A todo el equipo técnico, pero
especialmente, al de producción (Ramón Comas, Aureliano Campa y Julia S. de la
Fuente) se le debe el magnífico trabajo en la búsqueda idónea de las localizaciones
y el propio rodaje en las mismas, y cuyas imágenes dejan un valioso documento
histórico de la Barcelona de finales de la década de los cincuenta, así como la
minuciosa y fidedigna reconstrucción de un proceso judicial; de lo mejor que se
haya podido realizar en este sentido en el ámbito cinematográfico, desde la
instrucción del sumario hasta el propio juicio oral.

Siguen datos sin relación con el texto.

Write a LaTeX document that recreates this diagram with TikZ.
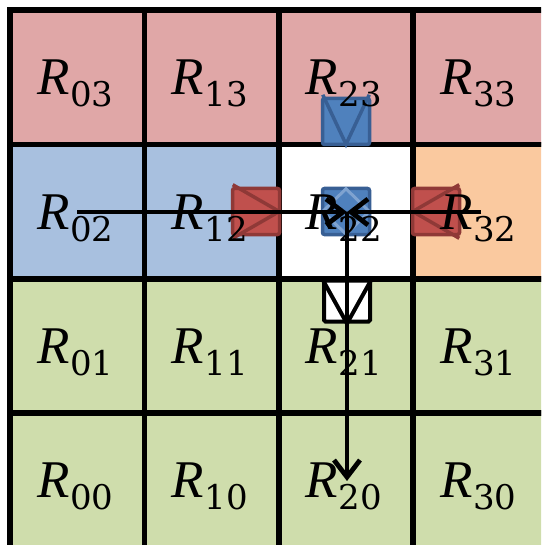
\documentclass[tikz,border=0pt]{standalone}
\usepackage{fontspec}
\newfontfamily\rfont{Liberation Serif}
\newfontfamily\dfont{DejaVu Serif}
\usetikzlibrary{arrows.meta}
\definecolor{pinkc}{HTML}{E0A7A7}
\definecolor{bluec}{HTML}{A8C0DF}
\definecolor{greenc}{HTML}{CFDDAC}
\definecolor{orangec}{HTML}{FAC99F}
\definecolor{sqblue}{HTML}{4F81BD}
\definecolor{sqblueb}{HTML}{385F94}
\definecolor{sqbluel}{HTML}{7FA3D0}
\definecolor{sqred}{HTML}{C0504D}
\definecolor{sqredb}{HTML}{8F3937}
\newcommand{\Rlab}[1]{{\rfont\fontsize{53}{56}\selectfont\itshape R}\kern0.5pt\raisebox{-12pt}{\dfont\fontsize{34}{38}\selectfont #1}}
\tikzset{
  cell/.style={draw=black, line width=5.5pt, minimum size=134.4pt, inner sep=0pt, outer sep=0pt},
  lab/.style={anchor=base, inner sep=0pt},
  bsq/.style={draw=sqblueb, fill=sqblue, line width=3.5pt, rounded corners=2pt, minimum width=47pt, minimum height=46pt, inner sep=0pt},
  rsq/.style={draw=sqredb, fill=sqred, line width=3.5pt, rounded corners=2pt, minimum width=47pt, minimum height=46pt, inner sep=0pt},
  wsq/.style={draw=black, fill=white, line width=4pt, rounded corners=1.5pt, minimum width=46pt, minimum height=41pt, inner sep=0pt},
  arr/.style={line width=4.8pt, -{Straight Barb[length=17pt,width=26pt]}}
}
\begin{document}
\begin{tikzpicture}[x=1pt,y=-1pt]
\useasboundingbox (0,0) rectangle (541,545);
\clip (0,0) rectangle (541,545);
\fill[white] (0,0) rectangle (541,545);
% cells
\foreach \c/\r/\col in {0/3/pinkc,1/3/pinkc,2/3/pinkc,3/3/pinkc,
  0/2/bluec,1/2/bluec,2/2/white,3/2/orangec,
  0/1/greenc,1/1/greenc,2/1/greenc,3/1/greenc,
  0/0/greenc,1/0/greenc,2/0/greenc,3/0/greenc}
  \node[cell, fill=\col] (c\c\r) at ({10+134.4*(\c+0.5)},{10+134.4*(3-\r+0.5)}) {};
% small squares
\node[bsq] (s23) at (346,121.5) {};
\draw[sqblueb, line width=3.5pt] ([shift={(2,-2)}]s23.north west) -- ([yshift=2pt]s23.south) -- ([shift={(-2,-2)}]s23.north east);
\node[bsq] (s22) at (346,211.5) {};
\draw[sqbluel, line width=3pt] ([yshift=-2pt]s22.north) -- ([xshift=2pt]s22.west) -- ([yshift=2pt]s22.south) -- ([xshift=-2pt]s22.east) -- cycle;
\node[rsq] (s12) at (256,211.5) {};
\draw[sqredb, line width=3.5pt] ([shift={(2,-2)}]s12.north west) -- ([xshift=-2pt]s12.east) -- ([shift={(2,2)}]s12.south west);
\node[rsq] (s32) at (436,211.5) {};
\draw[sqredb, line width=3.5pt] ([shift={(-2,-2)}]s32.north east) -- ([xshift=2pt]s32.west) -- ([shift={(-2,2)}]s32.south east);
\node[wsq] (s21) at (347,301) {};
\draw[black, line width=4pt] (s21.north west) -- (s21.south) -- (s21.north east);
% labels
\foreach \c/\r in {0/3,1/3,2/3,3/3,0/2,1/2,2/2,3/2,0/1,1/1,2/1,3/1,0/0,1/0,2/0,3/0}
  \node[lab] (l\c\r) at ([xshift=-2pt,yshift=-17.5pt]c\c\r.center) {\Rlab{\c\r}};
% arrows
\coordinate (lstart) at (77,212);
\coordinate (rstart) at (481,212);
\coordinate (mid) at (347,212);
\coordinate (dend) at (347,481);
\draw[arr] (lstart) -- (mid);
\draw[arr] (rstart) -- (mid);
\draw[arr] (mid) -- (dend);
\end{tikzpicture}
\end{document}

El elenco es digno, asimismo, de
destacarse, sobre todo para recordar a personalidades de la interpretación tan
importantes y merecedoras de especial mención como José María Caffarel, en su
papel de abogado defensor; Manuel Díaz González, como fiscal; Carlos
Casaravilla, el ilustre psiquiatra de oscuro pasado; o María del Valle en el
frívolo personaje de Inés.
La música, compuesta por otro
insigne profesional, Jaime Mestres, acompaña adecuadamente la narración,
especialmente la pieza “Un sábado por la tarde”, a la que recurre
insistentemente Pablo en su evocación de una nostalgia perdida, y que sirve
para la aparición en el filme de uno de los artefactos más maravillosos que haya
creado el ingenio humano: la gramola.
Una vez más el destino como
trasfondo de la ficción y la importancia de aquellos nimios y momentáneos
acontecimientos que pueden alterar el transcurso de toda una vida, un sutil cambio
de agujas del que, en ocasiones, no se es consciente. Así le acontece también a
otro inolvidable viajante de comercio, Sebastián Odollo, el protagonista de la
estupenda novela “Camino de perdición”, de Luis Mateo Díez.